Leads have value. This value can be calculated by the hard and soft costs required to generate the lead. Indeed, most good organizations know exactly how much each warm lead costs. But the lead value is only relevant when looked at in the context of the client acquisition process.
There are three steps in acquiring a new client: Lead generation, lead qualification and lead conversion. Sometimes steps one and two can be accomplished in concert, creating a qualified lead.
A cold lead is essentially a name that you did not have before, that needs to be marketed to directly or indirectly. Cold leads have a cost, the cost of the list generation. It can range from purchased list to networking activities or even referrals. This cost can vary by how closely the lead is qualified, ie. it fits the demographic and psychographic profile of your ideal client. For example highly targeted subscription lists are more expensive than general lists.
A warm lead is one that has been qualified, to be in the right demographic and psychographic for your product and service, and they have been marketed to in order to elicit receptiveness or even an indication of interest for your product or service. The cost of the lead is the cost of the list generation, the qualification, and the marketing required to “warm” the lead. Referrals can fall into this category because of the implied approvals (warming) that come with referrals. The costs can be identified in time, direct costs, and indirect costs associate with acquiring the name. Leads can fall into the category of “false leads”, when they are not qualified and the costs of qualification of the lead or lead list outweigh the potential benefit (i.e. the probability of conversion is too small). Effective organizations qualify leads before committing any additional expense in marketing or sales toward “false leads”.
The lead will then need to be converted, either through marketing (no person involved) or sales (a person involved).
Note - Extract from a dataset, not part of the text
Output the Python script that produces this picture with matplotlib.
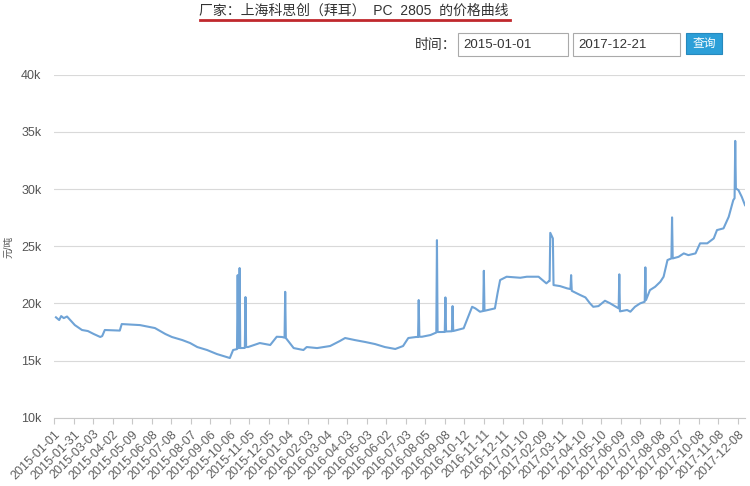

This conversion process can be mapped out and costed. Sometimes all three steps can be accomplished as a function of marketing and in one process. But the costs of the steps can be broken down nonetheless.
The value of a lead can only be assessed properly when evaluated against conversion ratio (the percentage of warm leads actually converted to a client) and the average lifetime customer value of the organization’s client, which includes retention (how long to they stay a client), future purchases and referrals as well as testimonial (marketing) value.
If lifetime customer value (LCV) of a client is for example $50,000, the lead conversion ratio is 10%, i.e. 1:10, and “warm” leads cost $100 each, and the cost of conversion (sales or marketing) is $2000, then the organization’s cost of a client acquisition is $3000. The relative worth of the lead generation costs and the lead qualification and conversion costs can be evaluated against the net profit of the LCV, including allocated overhead for the client’s maintenance. To be more exact the LCV can be figured as a Net Present Value against cost of acquisition.